同じCセグセダンの騒音レベルは気になるところですが、個人的には別世界。なにしろロードスターRFは新品のポテンザS001を履いて「65.6dB」、プロクセス・スポーツで「63.2dB」でした。6dBの違いは音量にして2倍、9dBなら3倍も違いますから、疲れた日は自然にフォレスターのキーを握って出かけるようになってしまいました。
なにしろエアコンはよく効くし、グラスエリアが広いおかげで車室内も明るい。オープンにすればさらに明るいロードスターですが、灼熱地獄にさらされる真夏の昼間は生命の危険を伴いますから、冬のために買ったクルマなのに夏でも使ってしまうわけです。
二酸化炭素排出量が多くてすみません
さて、電動アシストも何もない生の水平対向エンジンです。何が困るかといえば燃費が泣き所です。これまで4回給油し、それぞれ満タン法で計算してみました。
7月7日: 走行502km ÷ 給油33.03L = 燃費15.2km/L
7月19日: 走行493km ÷ 給油36.54L = 燃費13.49km/L
7月30日: 走行520km ÷ 給油41.18L = 燃費12.63km/L
8月9日 走行502km ÷ 給油37.39L = 燃費13.43km/L
走行パターンはおおむね同じで、郊外・バイパスと市街地が半々、そこに山坂道がちょっと。その間、乗員は1名か2名。
平均してリッター13.7キロですから、設計年次のちょっと旧いクルマとしても決して褒められた値ではありません。ロードスターRFなら同じパターンでリッター17キロは走りますから、レギュラーとハイオクの価格差を考慮してもロードスターの方が安上がりです。

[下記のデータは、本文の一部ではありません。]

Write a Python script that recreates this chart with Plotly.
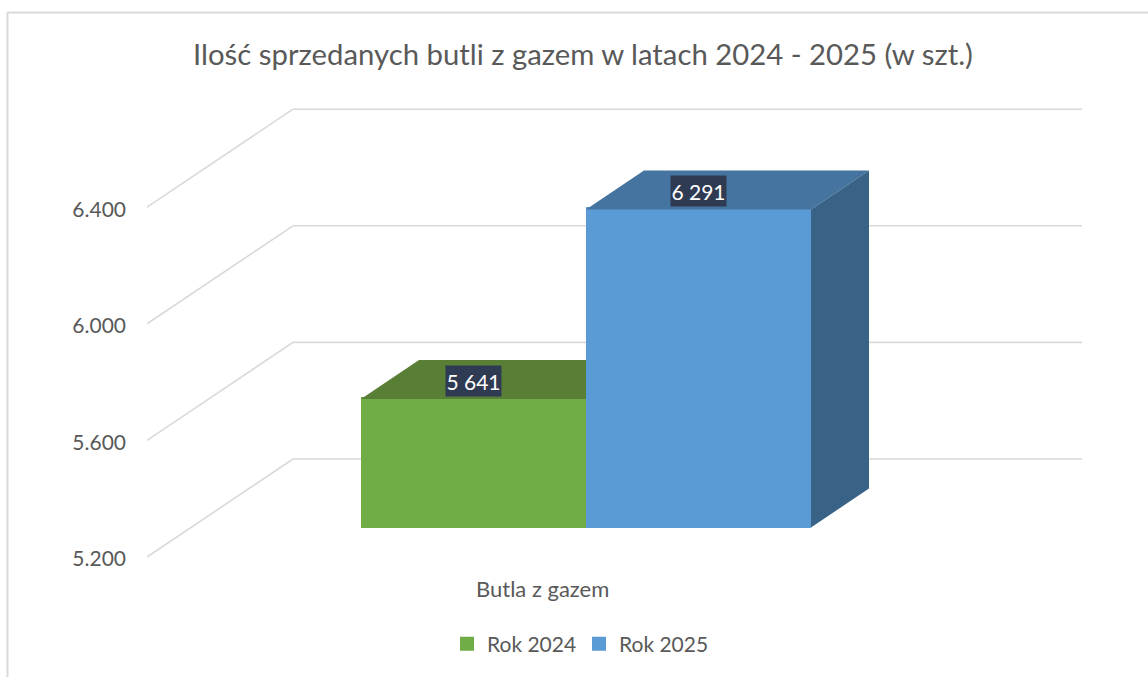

それでも散々悪いと聞かされてきた水平対向エンジンの燃費としては、そんなに悪くもないようにも思える微妙なところ。なにしろ運転は楽しい。長距離走っても疲れない。もし疲れても車中泊に使う人がいるくらいでリアシートを畳めば寝られる。そうしたロードスターにない快適要素、精神的不安のなさを考えれば、あらかた許せてしまえるように思えます。
ちなみに給油を重ねるにつれ燃費が落ちてゆくのは、気温の上昇によるエアコンの多用、ガソリンより燃えにくい燃料添加剤の使用など理由はいくつか考えられますが、もっとも効いているのはパドルシフトを多用してぶん回すのを覚えたせいでしょう。
本当に本当に困ったものです。それではまた。